··· Recorded information
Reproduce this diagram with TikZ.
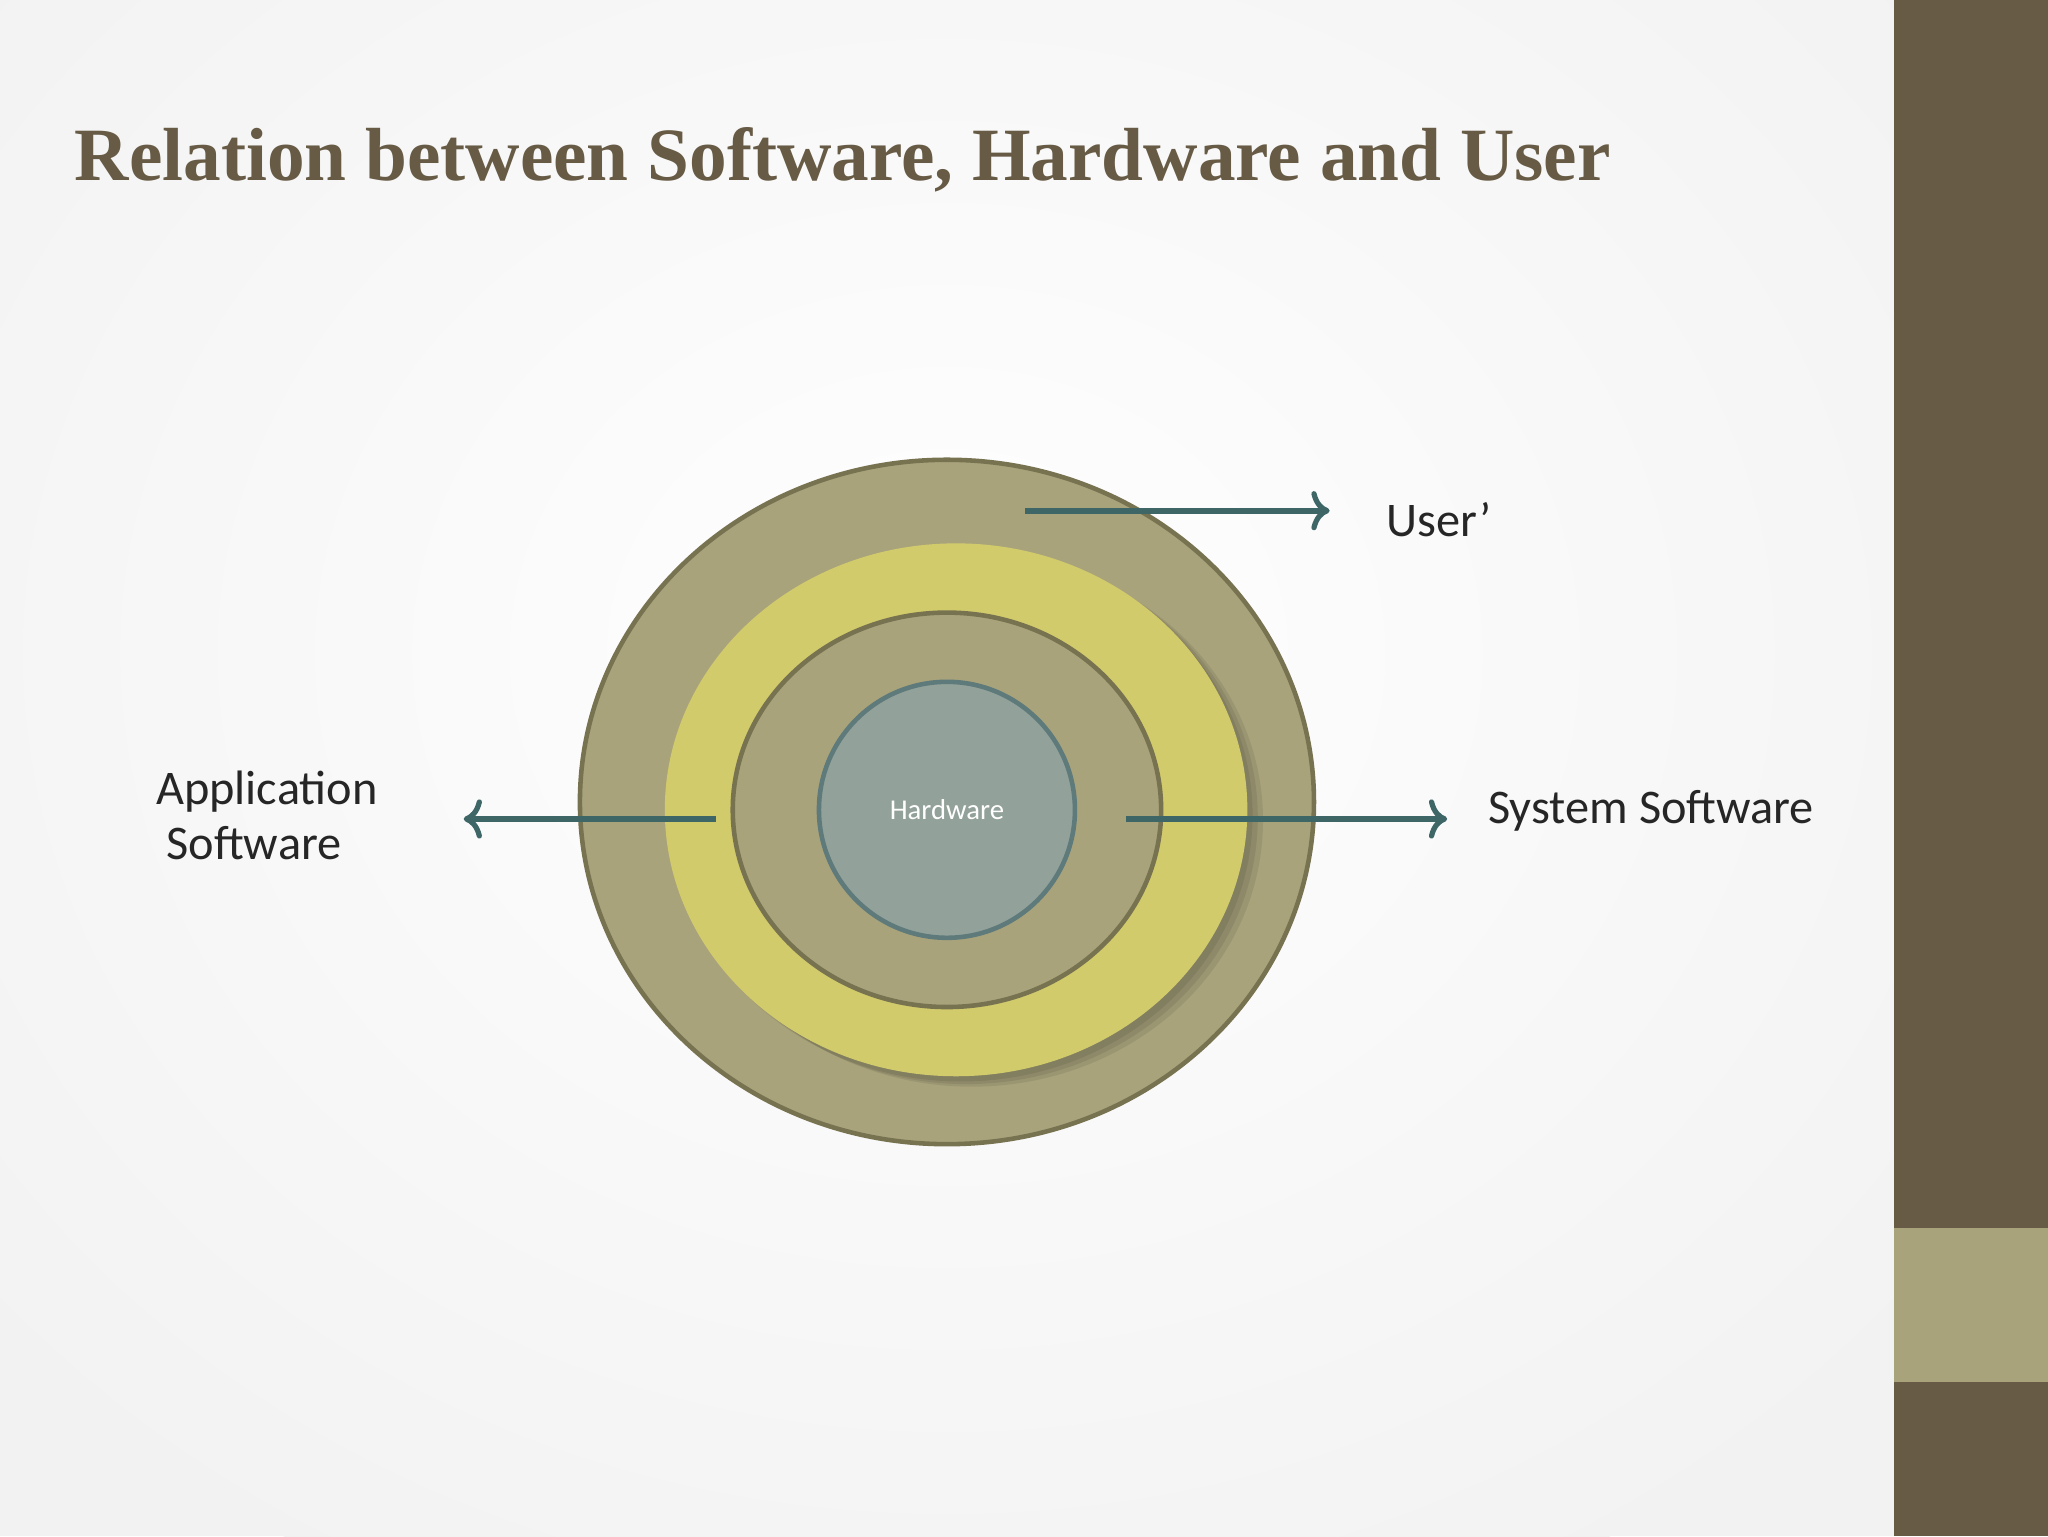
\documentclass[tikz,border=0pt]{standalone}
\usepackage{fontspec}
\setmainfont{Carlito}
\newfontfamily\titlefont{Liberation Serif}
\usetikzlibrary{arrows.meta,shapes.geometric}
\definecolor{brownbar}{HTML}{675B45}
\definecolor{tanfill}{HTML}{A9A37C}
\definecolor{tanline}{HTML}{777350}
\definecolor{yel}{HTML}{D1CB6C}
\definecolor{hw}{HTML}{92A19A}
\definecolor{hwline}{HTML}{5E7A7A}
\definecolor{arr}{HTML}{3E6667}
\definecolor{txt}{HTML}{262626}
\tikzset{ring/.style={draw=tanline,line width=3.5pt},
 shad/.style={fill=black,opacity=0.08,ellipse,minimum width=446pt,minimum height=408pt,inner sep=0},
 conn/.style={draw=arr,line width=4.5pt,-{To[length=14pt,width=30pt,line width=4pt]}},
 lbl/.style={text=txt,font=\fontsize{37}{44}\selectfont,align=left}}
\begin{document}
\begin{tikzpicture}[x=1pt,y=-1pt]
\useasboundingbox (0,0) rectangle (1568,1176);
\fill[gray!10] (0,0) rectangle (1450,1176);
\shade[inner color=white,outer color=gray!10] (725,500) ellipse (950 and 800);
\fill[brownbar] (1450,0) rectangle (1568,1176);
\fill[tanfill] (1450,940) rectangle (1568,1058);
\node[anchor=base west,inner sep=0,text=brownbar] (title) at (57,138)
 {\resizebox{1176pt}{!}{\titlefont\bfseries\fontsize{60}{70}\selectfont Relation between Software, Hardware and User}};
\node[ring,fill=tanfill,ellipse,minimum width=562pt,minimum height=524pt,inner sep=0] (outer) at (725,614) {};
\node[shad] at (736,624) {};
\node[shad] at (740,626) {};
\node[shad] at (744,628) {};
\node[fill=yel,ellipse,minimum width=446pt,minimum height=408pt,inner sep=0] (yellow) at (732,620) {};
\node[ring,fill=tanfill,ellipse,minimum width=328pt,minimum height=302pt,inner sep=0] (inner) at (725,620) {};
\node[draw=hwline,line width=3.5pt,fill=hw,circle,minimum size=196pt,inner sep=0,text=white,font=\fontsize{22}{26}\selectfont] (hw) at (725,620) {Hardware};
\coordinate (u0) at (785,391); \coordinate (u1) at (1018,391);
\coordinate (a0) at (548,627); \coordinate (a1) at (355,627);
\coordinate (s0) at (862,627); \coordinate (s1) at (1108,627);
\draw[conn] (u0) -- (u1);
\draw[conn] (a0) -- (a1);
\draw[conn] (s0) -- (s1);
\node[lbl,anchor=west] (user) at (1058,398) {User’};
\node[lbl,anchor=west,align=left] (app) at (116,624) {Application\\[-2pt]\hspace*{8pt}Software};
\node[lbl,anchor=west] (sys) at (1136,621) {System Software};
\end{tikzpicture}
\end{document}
······
** Problem requirements **
Drop the images and repeat the data exactly.

** Result of this exercise **
Reproduce this diagram with TikZ.
\documentclass[tikz,border=0pt]{standalone}
\usepackage{fontspec}
\setmainfont{Carlito}
\newfontfamily\titlefont{Liberation Serif}
\usetikzlibrary{arrows.meta,shapes.geometric}
\definecolor{brownbar}{HTML}{675B45}
\definecolor{tanfill}{HTML}{A9A37C}
\definecolor{tanline}{HTML}{777350}
\definecolor{yel}{HTML}{D1CB6C}
\definecolor{hw}{HTML}{92A19A}
\definecolor{hwline}{HTML}{5E7A7A}
\definecolor{arr}{HTML}{3E6667}
\definecolor{txt}{HTML}{262626}
\tikzset{ring/.style={draw=tanline,line width=3.5pt},
 shad/.style={fill=black,opacity=0.08,ellipse,minimum width=446pt,minimum height=408pt,inner sep=0},
 conn/.style={draw=arr,line width=4.5pt,-{To[length=14pt,width=30pt,line width=4pt]}},
 lbl/.style={text=txt,font=\fontsize{37}{44}\selectfont,align=left}}
\begin{document}
\begin{tikzpicture}[x=1pt,y=-1pt]
\useasboundingbox (0,0) rectangle (1568,1176);
\fill[gray!10] (0,0) rectangle (1450,1176);
\shade[inner color=white,outer color=gray!10] (725,500) ellipse (950 and 800);
\fill[brownbar] (1450,0) rectangle (1568,1176);
\fill[tanfill] (1450,940) rectangle (1568,1058);
\node[anchor=base west,inner sep=0,text=brownbar] (title) at (57,138)
 {\resizebox{1176pt}{!}{\titlefont\bfseries\fontsize{60}{70}\selectfont Relation between Software, Hardware and User}};
\node[ring,fill=tanfill,ellipse,minimum width=562pt,minimum height=524pt,inner sep=0] (outer) at (725,614) {};
\node[shad] at (736,624) {};
\node[shad] at (740,626) {};
\node[shad] at (744,628) {};
\node[fill=yel,ellipse,minimum width=446pt,minimum height=408pt,inner sep=0] (yellow) at (732,620) {};
\node[ring,fill=tanfill,ellipse,minimum width=328pt,minimum height=302pt,inner sep=0] (inner) at (725,620) {};
\node[draw=hwline,line width=3.5pt,fill=hw,circle,minimum size=196pt,inner sep=0,text=white,font=\fontsize{22}{26}\selectfont] (hw) at (725,620) {Hardware};
\coordinate (u0) at (785,391); \coordinate (u1) at (1018,391);
\coordinate (a0) at (548,627); \coordinate (a1) at (355,627);
\coordinate (s0) at (862,627); \coordinate (s1) at (1108,627);
\draw[conn] (u0) -- (u1);
\draw[conn] (a0) -- (a1);
\draw[conn] (s0) -- (s1);
\node[lbl,anchor=west] (user) at (1058,398) {User’};
\node[lbl,anchor=west,align=left] (app) at (116,624) {Application\\[-2pt]\hspace*{8pt}Software};
\node[lbl,anchor=west] (sys) at (1136,621) {System Software};
\end{tikzpicture}
\end{document}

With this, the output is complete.